=== Given information ===

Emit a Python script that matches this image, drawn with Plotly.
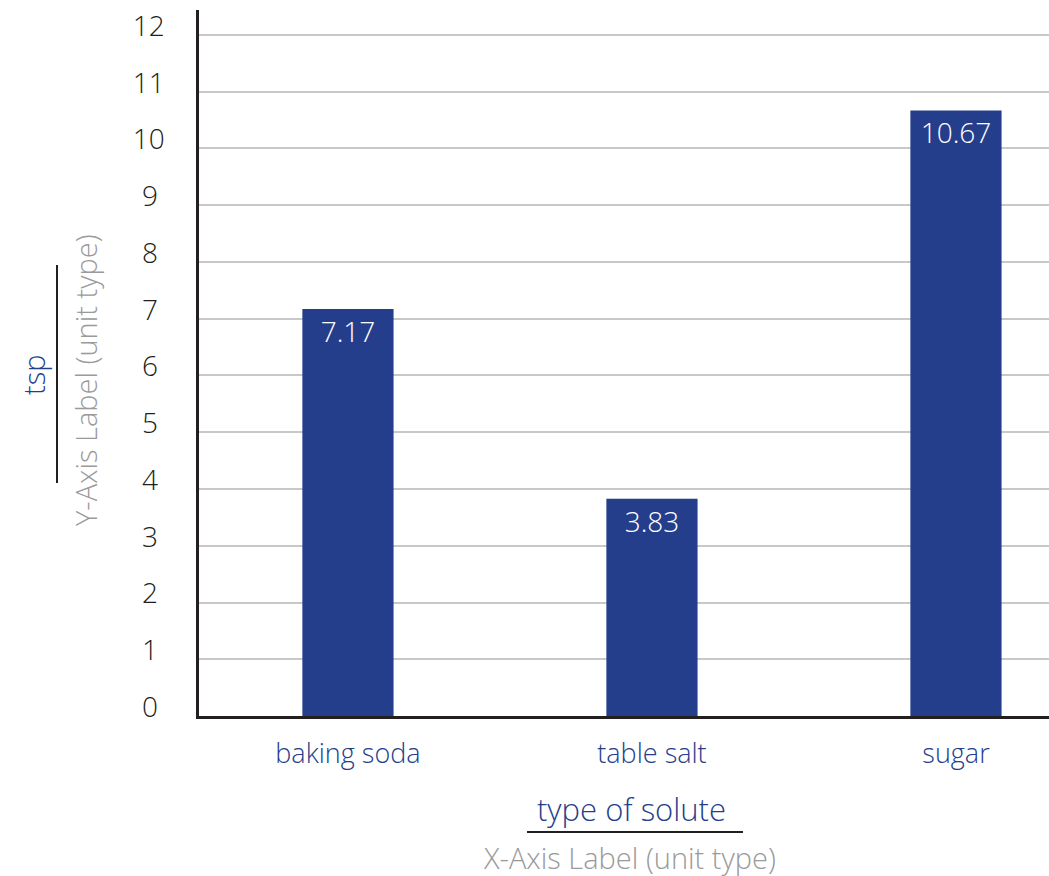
import plotly.graph_objects as go

categories = ["baking soda", "table salt", "sugar"]
values = [7.17, 3.83, 10.67]
value_labels = ["7.17", "3.83", "10.67"]
y_ticks = list(range(0, 13))
y_tick_labels = [str(t) if t >= 10 else str(t) + "\u2008" for t in y_ticks]
y_title = "tsp"
y_subtitle = "Y-Axis Label (unit type)"
x_title = "type of solute"
x_subtitle = "X-Axis Label (unit type)"

W, H = 1049, 876
ML, MR, MT, MB = 199, 0, 10, 160
PW, PH = W - ML - MR, H - MT - MB

def px(x):
    return (x - ML) / PW

def py(y):
    return (H - MB - y) / PH

BLUE = "#253e8c"
GRAY = "#9a9a9a"
DARK = "#231f20"
FONT = "Open Sans"

fig = go.Figure(go.Bar(
    x=categories, y=values, text=value_labels,
    marker=dict(color=BLUE, line=dict(width=0)),
    width=0.30,
    textposition="inside", insidetextanchor="end",
    textfont=dict(color="white", size=28, family=FONT, weight=300),
    textangle=0, hoverinfo="skip",
))

fig.update_layout(
    width=W, height=H,
    margin=dict(l=ML, r=MR, t=MT, b=MB, pad=0),
    paper_bgcolor="white", plot_bgcolor="white",
    showlegend=False,
    font=dict(family=FONT),
    xaxis=dict(
        range=[-0.49, 2.306], showline=True, linecolor=DARK, linewidth=2.5,
        showgrid=False, ticks="", ticklabelstandoff=12,
        tickfont=dict(color=BLUE, size=27, family=FONT, weight=300),
        fixedrange=True,
    ),
    yaxis=dict(
        range=[0, 12.44], tickvals=y_ticks, ticktext=y_tick_labels,
        showline=True, linecolor=DARK, linewidth=2.5,
        showgrid=True, gridcolor="#c8c8c8", gridwidth=2, zeroline=False,
        ticks="", ticklabelstandoff=26, ticklabelshift=-9,
        tickfont=dict(color=DARK, size=28, family=FONT, weight=300),
        fixedrange=True,
    ),
    annotations=[
        dict(text=y_title, x=px(33), y=py(375), xref="paper", yref="paper",
             textangle=-90, showarrow=False, xanchor="center", yanchor="middle",
             font=dict(color=BLUE, size=29, family=FONT, weight=300)),
        dict(text=y_subtitle, x=px(85), y=py(380), xref="paper", yref="paper",
             textangle=-90, showarrow=False, xanchor="center", yanchor="middle",
             font=dict(color=GRAY, size=29, family=FONT, weight=300)),
        dict(text=x_title, x=px(631), y=py(809), xref="paper", yref="paper",
             showarrow=False, xanchor="center", yanchor="middle",
             font=dict(color=BLUE, size=31, family=FONT, weight=300)),
        dict(text=x_subtitle, x=px(629), y=py(857), xref="paper", yref="paper",
             showarrow=False, xanchor="center", yanchor="middle",
             font=dict(color=GRAY, size=29, family=FONT, weight=300)),
    ],
    shapes=[
        dict(type="line", xref="paper", yref="paper", x0=px(57), x1=px(57),
             y0=py(265), y1=py(483), line=dict(color=DARK, width=2)),
        dict(type="line", xref="paper", yref="paper", x0=px(527), x1=px(743),
             y0=py(832), y1=py(832), line=dict(color=DARK, width=2)),
    ],
)

fig.write_html("out.html")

===

▶ _Problem description_:
Go from the first line of the listing to the line holding "PW, PH = W - ML - MR, H - MT - MB" and, please, transcribe those lines exactly, both included, with no pictures.

▶ _The output_:
Emit a Python script that matches this image, drawn with Plotly.
import plotly.graph_objects as go

categories = ["baking soda", "table salt", "sugar"]
values = [7.17, 3.83, 10.67]
value_labels = ["7.17", "3.83", "10.67"]
y_ticks = list(range(0, 13))
y_tick_labels = [str(t) if t >= 10 else str(t) + "\u2008" for t in y_ticks]
y_title = "tsp"
y_subtitle = "Y-Axis Label (unit type)"
x_title = "type of solute"
x_subtitle = "X-Axis Label (unit type)"

W, H = 1049, 876
ML, MR, MT, MB = 199, 0, 10, 160
PW, PH = W - ML - MR, H - MT - MB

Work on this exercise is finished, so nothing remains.